For cryptocurrency mining, if you report it as your "work" on schedule C, you will pay both income tax and self employment tax.  Your expenses (computers and electricity) are going to be difficult to prove for various reasons, so the expense deduction probably won't offset the extra tax.

So instead you would report your cryptocurrency income as "other income" -- similar to how you would report a lottery prize.  The amount of income is equal to the value of each coin or part of a coin that you are awarded on the date it is awarded.  For example, if you are part of a pool and are awarded 0.1 BTC once a month, you would count that as income using the exchange rate on the day it is awarded (around $1500 today).  You keep a list of all the coins that are credited to your wallet, the date, and the exchange value on the day it is awarded.  At the end of the year, you report the total dollar amount as income.

Separately, if you hold the currency and sell it later, you have to account for a gain or loss.  This is similar to buying and selling gold coins or other collectibles.  You have a capital gain if you sell for more than you paid, and you have a capital loss if you sell for less than you paid.  That creates more taxable income, or a tax deduction.  Suppose you create 0.1BTC on January 10 for $1500 and report that as taxable income.  Then you sell it on June 30 for $1800.  You have a $300 gain that is a second type of taxable income.  Or if you sold it for $1200, then you have a $300 loss that you can use as a deduction later.  You also need to keep accurate excellent records of each time you cash out a virtual currency, including the date and amount of the cash out and the date and amount you paid for the coin, or the date and amount of income that you reported when the coin was created.

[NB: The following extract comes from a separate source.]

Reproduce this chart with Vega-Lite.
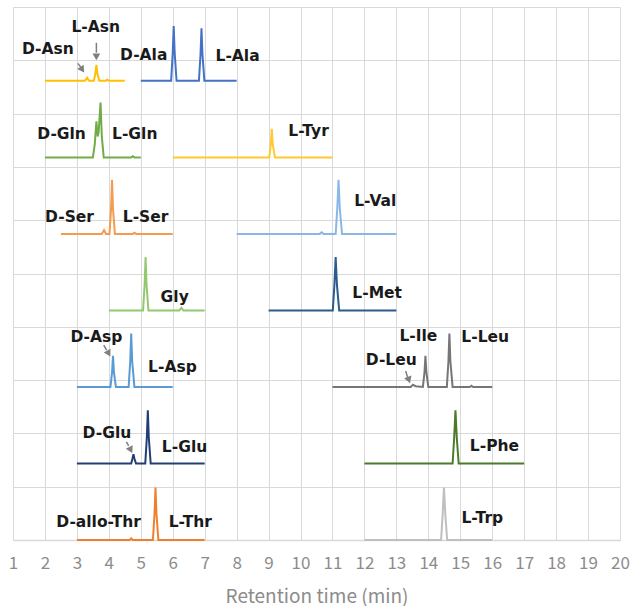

If this is still too much for you, I suggest you find a high school, community college, or other organization that offers a free or low cost course in income taxes.  The IRS has 7 years to audit you if you fail to report income and it is not clear how much information the IRS will be able to get from the cryptocurrency exchanges about their customers.  You can also read the IRS web site or buy a book on the topic, there are several inexpensive books on income taxes and cryptocurrency taxes for beginners.